21. SPAIN - Ella no es Ella - Alejandro Abad *

Some Spanish men simply need to be told that they not actually as sexy as they think they are. Alejandro evidently desperately wants to be a tough and sexy throaty singer and he just comes across as someone who is trying way too hard. The fact that he's singing another power ballad doesn't exactly endear him to anyone either.

22. HUNGARY - Kinek Mondjam el Vétkeimet - Fredirika Bayer ***

One of Eurovision's most prominent features is to hear great songs butchered by awful singers. I doubt, however, that there have been many worse cases of butchery to answer for than Fredirika's pre-meditated murder of this delightful composition. This mellow 'lie back under the stars'-type tune features some exquisite acoustic guitar work and a delightfully airy oboe descant that lifts the piece at key moments. In fact, the orchestration of the song generally is first class, only to be ruined by a completely insensitive vocalist. Che disastro!

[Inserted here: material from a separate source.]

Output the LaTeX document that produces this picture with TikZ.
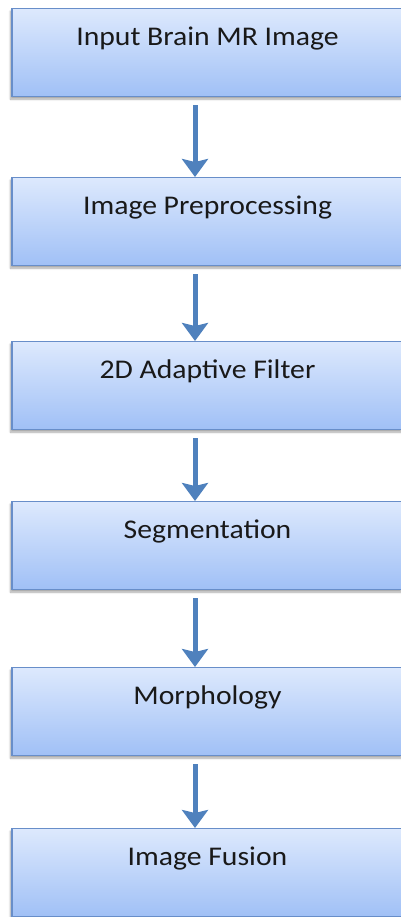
\documentclass[tikz,border=0pt]{standalone}
\usepackage{fontspec}
\setmainfont{Carlito}
\newfontfamily\stagefont[FakeStretch=1.1]{Carlito}
\usetikzlibrary{arrows.meta,shadows.blur}

\definecolor{boxtop}{RGB}{221,233,253}
\definecolor{boxbottom}{RGB}{160,192,246}
\definecolor{boxline}{RGB}{104,142,201}
\definecolor{flowblue}{RGB}{79,129,189}
\definecolor{labeltext}{RGB}{25,25,25}

\tikzset{
  stagebox/.style={
    draw=boxline, line width=1.3pt,
    top color=boxtop, bottom color=boxbottom,
    minimum width=391pt, inner sep=0pt,
    text height=37pt, text depth=51pt,
    font=\stagefont\fontsize{27}{32}\selectfont, text=labeltext,
    blur shadow={shadow xshift=-1.5pt, shadow yshift=-2.5pt,
                 shadow blur steps=6, shadow opacity=35}
  },
  flowarrow/.style={
    draw=flowblue, line width=5pt,
    -{Stealth[width=26pt,length=18pt,inset=3pt]}
  }
}

\begin{document}
\begin{tikzpicture}[x=1pt,y=-1pt]
  \useasboundingbox (0,0) rectangle (401,917);

  % processing stages, top to bottom
  \node[stagebox] (input)   at (207.5, 8)   [anchor=north] {Input Brain MR Image};
  \node[stagebox] (prep)    at (207.5, 177) [anchor=north] {Image Preprocessing};
  \node[stagebox] (filter)  at (207.5, 341) [anchor=north] {2D Adaptive Filter};
  \node[stagebox] (segm)    at (207.5, 501) [anchor=north] {Segmentation};
  \node[stagebox] (morph)   at (207.5, 667) [anchor=north] {Morphology};
  \node[stagebox] (fusion)  at (207.5, 828) [anchor=north] {Image Fusion};

  % connectors between consecutive stages
  \foreach \a/\b in {input/prep, prep/filter, filter/segm, segm/morph, morph/fusion}
    \draw[flowarrow] ([shift={(-12.5pt,-8pt)}]\a.south) -- ([xshift=-12.5pt]\b.north);
\end{tikzpicture}
\end{document}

23. RUSSIA – Vetschni Strannik – Youddith ***

Yet another mix of genres that leaves me wondering exactly what happened. The verses feature some more fine acoustic guitar work which underpins a gently rolling melody, then, for some reason, the choruses burst into a rather loud, crass Broadway show tune. Why, oh why? What composer wakes up and says, "You know, I've got a really good little tune but it could do with just a bit of Bernstein right about here." It promised so much...

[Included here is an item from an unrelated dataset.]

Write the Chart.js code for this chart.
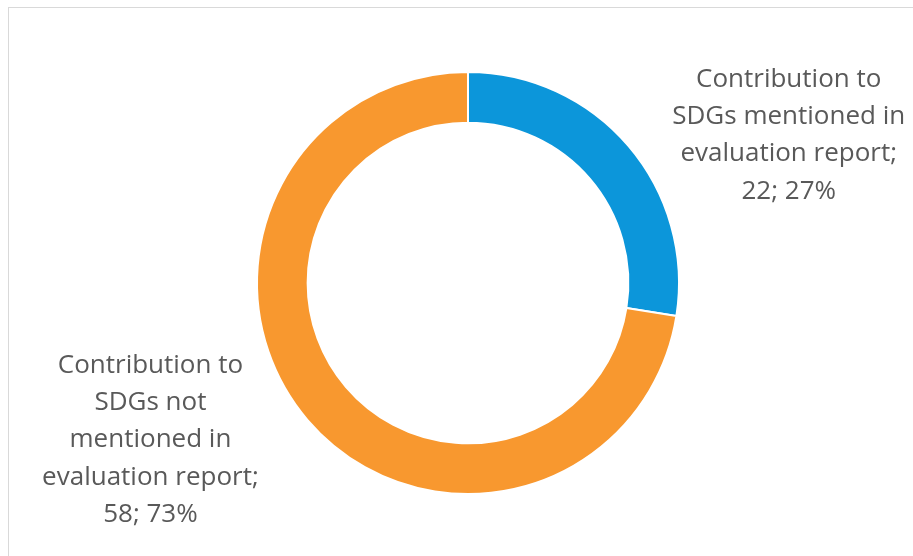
<!DOCTYPE html>
<html>
<head>
<meta charset="utf-8">
<script src="https://cdn.jsdelivr.net/npm/chart.js@4"></script>
<style>
  html, body { margin: 0; padding: 0; background: #ffffff; }
  #wrap { position: relative; width: 913px; height: 556px; overflow: hidden; }
  #frame { position: absolute; left: 8px; top: 7px; width: 1000px; height: 700px; border: 1px solid #d9d9d9; box-sizing: border-box; }
  canvas { position: absolute; left: 0; top: 0; }
</style>
</head>
<body>
<div id="wrap">
  <div id="frame"></div>
  <canvas id="c" width="913" height="556"></canvas>
</div>
<script>
const categories = [
  ["Contribution to", "SDGs mentioned in", "evaluation report;"],
  ["Contribution to", "SDGs not", "mentioned in", "evaluation report;"]
];
const values = [22, 58];
const percents = ["27%", "73%"];
const colors = ["#0c96da", "#f8982f"];

const labelPlugin = {
  id: 'sideLabels',
  afterDatasetsDraw(chart) {
    const ctx = chart.ctx;
    const meta = chart.getDatasetMeta(0);
    const arc0 = meta.data[0];
    const cx = arc0.x, cy = arc0.y, r = arc0.outerRadius;
    ctx.save();
    ctx.fillStyle = '#595959';
    ctx.font = '26px "Open Sans", sans-serif';
    ctx.textAlign = 'center';
    ctx.textBaseline = 'middle';
    const lh = 37.3;
    const anchors = [
      { x: cx + r * 1.52, y: cy - r * 0.965 },
      { x: cx - r * 1.505, y: cy + r * 0.39 }
    ];
    categories.forEach((lines, i) => {
      const all = lines.concat([values[i] + "; " + percents[i]]);
      all.forEach((t, k) => {
        ctx.fillText(t, anchors[i].x, anchors[i].y + k * lh);
      });
    });
    ctx.restore();
  }
};

new Chart(document.getElementById('c'), {
  type: 'doughnut',
  data: {
    labels: categories,
    datasets: [{
      data: values,
      backgroundColor: colors,
      borderColor: '#ffffff',
      borderWidth: 2,
      hoverOffset: 0
    }]
  },
  options: {
    responsive: false,
    animation: false,
    cutout: '76%',
    layout: { padding: { top: 71, bottom: 61, left: 23, right: 0 } },
    plugins: {
      legend: { display: false },
      tooltip: { enabled: false }
    }
  },
  plugins: [labelPlugin]
});
</script>
</body>
</html>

24. POLAND – To Nie Ja! – Edyta Górniak *

I bet you can't guess what the style of this song is! Oh... apparently, you can. Lots of people go nuts over this song. Sickos!

25. FRANCE - Je Suis un Vrai Garçon - Nina Morato *****

This is far and away the most original composition of the night, an honour that France seem to be getting quite used to. This rock, almost art-rock, song teases the listener by keeping the rhythm of the song in check while building the texture with guitars and strings to create a sweeping soundscape that Led Zeppelin would be proud of. The result is a tense, gripping song, which, aided by a charismatic vocal performance from Nina, is strong enough to carry the listener along with it. Easily the pick of the night.



That was pathetic! Absolutely pathetic! No less that fifteen power ballads polluted Dublin's stage during this contest and only one (Norway) was of any quality at all. The picks of the night were France and Greece, followed by Norway and Germany, then probably Ireland. After that, Finland, Hungary and Russia are the only songs that I would recommend that you listen to AT ALL, which makes it difficult to complete a top ten. So, I'm not going to! The 'dud of the night' award ends as a four-way tie between Malta, Iceland, Slovakia and Lithuania. Things can only get better from here.